In a historic vote on Tuesday, Kevin McCarthy was ousted as speaker of the US House of Representatives by a small group of radical members of his own party, led by US Representative Matt Gaetz of Florida.
The Republican conference has been plagued with dysfunction for a while. Still, the vote was a stunning display of just how broken and dysfunctional the system has become. Other House speakers have been pushed out, and former Republican speaker John Boehner retired while facing a threat of being ousted. Yet this is the first time a sitting speaker has been removed by a vote.
Gaetz exercised a little-known procedure that had not been used in more than 100 years to push a vote to “vacate” the speaker’s chair. When it was over, eight Republicans and every Democrat had voted to remove McCarthy.
Under procedures established after the Sept. 11, 2001, terror attacks to ensure continuity of government, an acting speaker pro tempore was appointed from a list that McCarthy had previously drawn up.
US Representative Patrick McHenry of North Carolina, a McCarthy ally who spoke fiercely in his defense during Tuesday’s debate, is serving as acting speaker until a new leader is elected. It is unclear when that vote might happen. At a closed door meeting on Tuesday night, McCarthy told fellow Republicans that he would not run for speaker again.
While the vote showed he had the support of the vast majority of the conference, it is difficult to see how he would have mounted a comeback. It took a torturous 15 ballots for him to win the job in January due to the same group of extreme Republicans who voted for his ouster, and the party might be ready to move on.
The previous time there was an attempt to remove a speaker was in 1910, when Republicans tried to oust Joseph Cannon of Illinois. They were unsuccessful, but the intraparty fighting and divisions probably contributed to a Democratic takeover.
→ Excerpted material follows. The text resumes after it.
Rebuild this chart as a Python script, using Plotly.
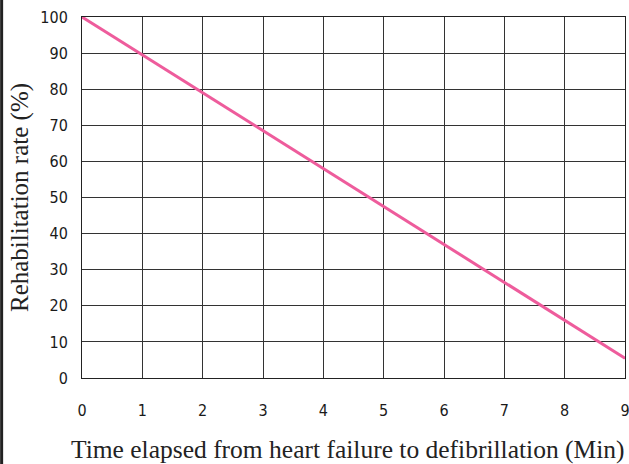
import plotly.graph_objects as go

minutes = [0, 1, 2, 3, 4, 5, 6, 7, 8, 9]
rate = [100, 89.5, 79, 68.5, 58, 47.5, 37, 26.5, 16, 5.5]
x_ticks = [0, 1, 2, 3, 4, 5, 6, 7, 8, 9]
y_ticks = [0, 10, 20, 30, 40, 50, 60, 70, 80, 90, 100]
x_title = "Time elapsed from heart failure to defibrillation (Min)"
y_title = "Rehabilitation rate (%)"

tick_font = dict(family="DejaVu Sans Condensed, Liberation Sans", size=16, color="#1a1a1a")
title_font = dict(family="Liberation Serif, Times New Roman", size=25, color="#222")

fig = go.Figure()
fig.add_trace(go.Scatter(x=minutes, y=rate, mode="lines",
                         line=dict(color="#EE5C9C", width=3), showlegend=False))

fig.update_layout(
    width=629, height=464,
    margin=dict(l=82, r=4, t=17, b=86),
    paper_bgcolor="white", plot_bgcolor="white",
    xaxis=dict(range=[0, 9], tickvals=x_ticks, showgrid=True, gridcolor="#333", gridwidth=1,
               showline=True, linecolor="#222", linewidth=1, mirror=True, zeroline=False,
               ticks="", ticklabelstandoff=18, automargin=False, tickfont=tick_font,
               ticklabeloverflow="allow"),
    yaxis=dict(range=[0, 100], tickvals=y_ticks, showgrid=True, gridcolor="#333", gridwidth=1,
               showline=True, linecolor="#222", linewidth=1, mirror=True, zeroline=False,
               ticks="", ticklabelstandoff=10, automargin=False, tickfont=tick_font,
               ticklabeloverflow="allow",
               title=dict(text=y_title, font=title_font, standoff=4)),
)
fig.add_annotation(text=x_title, xref="paper", yref="paper", x=0.489, y=0,
                   xanchor="center", yanchor="bottom", yshift=-88, showarrow=False,
                   font=dict(family="Liberation Serif, Times New Roman", size=25.5, color="#222"))
fig.add_shape(type="line", xref="paper", yref="paper", x0=-0.148, x1=-0.148, y0=-0.3, y1=1.1,
              line=dict(color="#222", width=3))
fig.write_html("out.html", config={"displayModeBar": False},
               post_script="document.body.style.margin='0';")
For all of the history and importance of Tuesday’s events, it is also true that the speaker fight is in many ways a sideshow, an even more dysfunctional attempt by a handful of Republicans to use a quirk in House rules to defy the overwhelming bulk of their conference who were satisfied with McCarthy’s leadership, or were at least willing to vote to keep him as speaker.
The real story is not about Gaetz and McCarthy. It is about 50 or more radical Republicans — “radical” because they simply do not believe in compromise and do not accept that it is needed to govern, even when their party holds only a slim majority in the House, and must deal with a Democratic majority in the US Senate and a Democrat in the White House.
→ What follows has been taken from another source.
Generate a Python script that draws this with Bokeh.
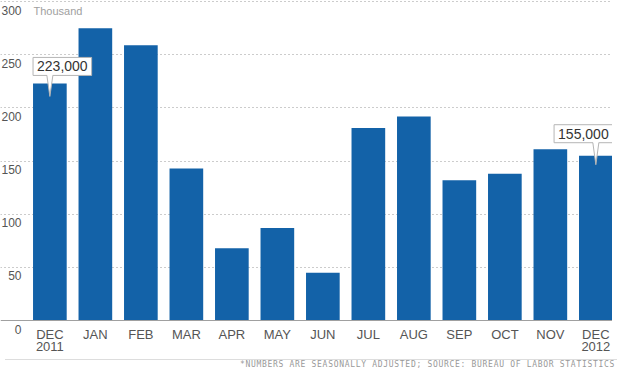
from bokeh.plotting import figure
from bokeh.models import (ColumnDataSource, Range1d, FixedTicker, Grid, Span, Div)
from bokeh.layouts import column
from bokeh.core.properties import value
from bokeh.embed import file_html
from bokeh.resources import INLINE

# ---- data ----
months = ["DEC\n2011", "JAN", "FEB", "MAR", "APR", "MAY", "JUN",
          "JUL", "AUG", "SEP", "OCT", "NOV", "DEC\n2012"]
jobs = [223, 275, 259, 143, 68, 87, 45, 181, 192, 132, 138, 161, 155]  # thousand
y_ticks = [0, 50, 100, 150, 200, 250, 300]
callout_idx = [0, 12]
callout_text = ["223,000", "155,000"]
unit_label = "Thousand"
footnote = "*NUMBERS ARE SEASONALLY ADJUSTED; SOURCE: BUREAU OF LABOR STATISTICS"

BAR = "#1362a8"
FONT = "Liberation Sans"

W, H = 612, 354
ZERO_PX = 320            # distance from top of the plot to the zero line
x0, x1 = -1.085, 12.366
y1 = 301
pxx = W / (x1 - x0)
pxy = ZERO_PX / y1
y0 = -(H - ZERO_PX) / pxy
bw = 0.74

xs = list(range(len(months)))
src = ColumnDataSource(dict(x=xs, top=jobs))

p = figure(width=W, height=H, output_backend="svg", toolbar_location=None,
           x_range=Range1d(x0, x1), y_range=Range1d(y0, y1),
           x_axis_location=None, y_axis_location=None, min_border=0,
           outline_line_color=None,
           background_fill_color="white", border_fill_color="white")

# only horizontal dotted gridlines
grid = Grid(dimension=1, ticker=FixedTicker(ticks=y_ticks[1:]),
            grid_line_color="#999999", grid_line_dash="1 3", grid_line_width=1)
p.center = [grid]

# bars
p.vbar(x="x", top="top", width=bw, source=src, fill_color=BAR, line_color=None)

# baseline (x axis line)
p.add_layout(Span(location=y_ticks[0], dimension="width",
                  line_color="#a0a0a0", line_width=1))

# month labels
p.text(x=xs, y=[y_ticks[0]] * len(xs), text=months, text_align="center",
       text_baseline="top", y_offset=6, text_line_height=0.8,
       text_font=value(FONT), text_font_size="13px", text_color="#555555")

# y tick labels (right aligned, just under each gridline)
p.text(x=[x0] * len(y_ticks), y=y_ticks, text=[str(t) for t in y_ticks],
       text_align="right", text_baseline="top", x_offset=21, y_offset=4,
       text_font=value(FONT), text_font_size="12px", text_color="#555555")
p.text(x=[x0], y=[y_ticks[-1]], text=[unit_label], text_align="left",
       text_baseline="top", x_offset=33, y_offset=3,
       text_font=value(FONT), text_font_size="11px", text_color="#a0a0a0")

# callouts
gaps = [8, 13]
tips = [13, 9]
for k, (i, t) in enumerate(zip(callout_idx, callout_text)):
    v = jobs[i]
    base_y = v + gaps[k] / pxy
    tip_y = v - tips[k] / pxy
    hw = 3 / pxx
    if k == 0:
        ax, align = i - bw / 2, "left"
    else:
        ax, align = i + bw / 2, "right"
    p.text(x=[ax], y=[base_y], text=[t], text_align=align, text_baseline="bottom",
           text_font=value(FONT), text_font_size="14px", text_color="#333333",
           background_fill_color="white", border_line_color="#b5b5b5",
           border_line_width=1, padding=4)
    p.patch(x=[i - hw, i, i + hw], y=[base_y + 1.5 / pxy, tip_y, base_y + 1.5 / pxy],
            fill_color="white", line_color=None)
    p.multi_line(xs=[[i - hw, i], [i + hw, i]], ys=[[base_y, tip_y], [base_y, tip_y]],
                 line_color="#b5b5b5", line_width=1)

note = Div(text=footnote, width=W, height=9,
           styles={"border-top": "1px solid #dddddd", "text-align": "right",
                   "font-family": "DejaVu Sans Mono", "font-size": "8px",
                   "line-height": "9px", "letter-spacing": "0.7px",
                   "color": "#999999", "white-space": "nowrap",
                   "overflow": "visible", "box-sizing": "border-box",
                   "padding-right": "2px"})

layout = column(p, note, spacing=0)
open("out.html", "w").write(file_html(layout, INLINE))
It is also about the remainder of the House Republicans who have not figured out a way to deal with the radicals within their own party. One of the concessions McCarthy made to these extremists to win the speakership also made it easier for them to call Tuesday’s vote.
Observers have been calling House Republicans dysfunctional since before McCarthy was elected to Congress in 2006. The dysfunction is also getting worse, regardless of how the speaker fight plays out. For example, while only a handful of Republicans joined Gaetz in trying to bring McCarthy down, 21 Republicans refused to vote for his ill-fated measure to keep the government running last week — and 90 of them voted against McCarthy’s last-minute successful attempt to avert a shutdown.
Perhaps symbolic is that while only eight Republicans ultimately voted against McCarthy, 11 voted against an earlier motion to kill Gaetz’s maneuver without a final vote. Normally, one would expect members to stick with their party on procedural votes.
Not these Republicans.
Last week Republicans brought an agriculture spending bill to the House floor, but it failed miserably. Even the spending bills that they have passed are still dead on arrival in the Senate and no House Republicans have a plan to reach a deal because so many of them are suspicious of even the idea of cutting deals.
We do not know who might replace McCarthy. Nor do we know how long this particular fight will last. What we do know is that the larger dysfunction in the House Republican conference will continue.
Jonathan Bernstein is a Bloomberg Opinion columnist covering politics and a former professor of political science at the University of Texas at San Antonio.